Jake wasn't there and Heath never looks hot to me.
Natter 42, the Universe, and Everything
Off-topic discussion. Wanna talk about corsets, flaming otters, or physics? This is the place. Detailed discussion of any current-season TV must be whitefonted.
Actually, Allyson, now that you mention it, I haven't seen any photos of Jake Gyllenhall. Was he even there? Heath looked pretty hot though. As if there was ever any doubt.
Fiona! It is so good to see you!
It is sad, however, to see you've become a terrible liar as I know for a FACT that B is a tiny fat baby who maby takes a wobbly step or two.
Man. I can't even hear the music for Brokeback without getting weepy.
Seriously. I kept wishing they had a happier little bit of music to play.
Heath looked adorable. Michelle Williams needed to put on a bra and do something with her hair.
So the leasing offices for my apartment complex burned last night. I slept through it.
It's kind of creepy.
Speaking of bizarre nicknames, I got what I thought initially was a wrong number. They asked for Sherry. I'd just left a message at the salon to make an appointment, so it's possible they misheard. I'll call back later, anyway.
High heeled sandals are mandatory.
But the chicken feet! Surely a closed toe -- or even something with construction in it, like a slingback -- takes away the chicken feet option.
Jessica Alba had that problem where her hair and her skin were the same color, which always makes a person look wrong to me. She's better as a straight-up brunette.

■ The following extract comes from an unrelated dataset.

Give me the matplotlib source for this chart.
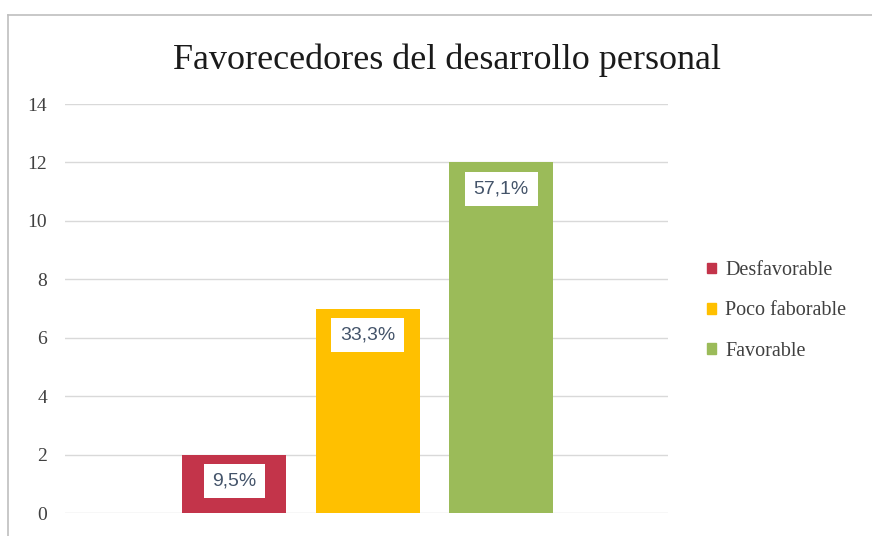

I did not see Michelle Williams till this morning, but from what I gather she looked like a wild west strumpet. WTF? The Scarlett Johanson boobage was excessive and tasteless. The Marcia Cross boobage would have been reasonably tasteful (although her dress was sherbet), except that she is so skinny that her breastbone gave up too much anatomical detail.
Butt or face, Marcia! Butt or face!!
Butt or face, Marcia! Butt or face!!
What does this mean?!
Mariah Carey looked like she stole one of J-Lo's dresses but then had to throw on a white girdle underneath.
The one pic I've seen of Gwenyth suggests she figured out how godawful that dress was. Keira Knightley's shoulders are gorgeous.
It's a paraphrase of Catherine Deneuve, who said something about how a woman of a certain age has to choose between being very thin (i.e. having a nice butt) and looking gaunt on the face, or being a little more well-padded and having a beautiful face and a chubby butt.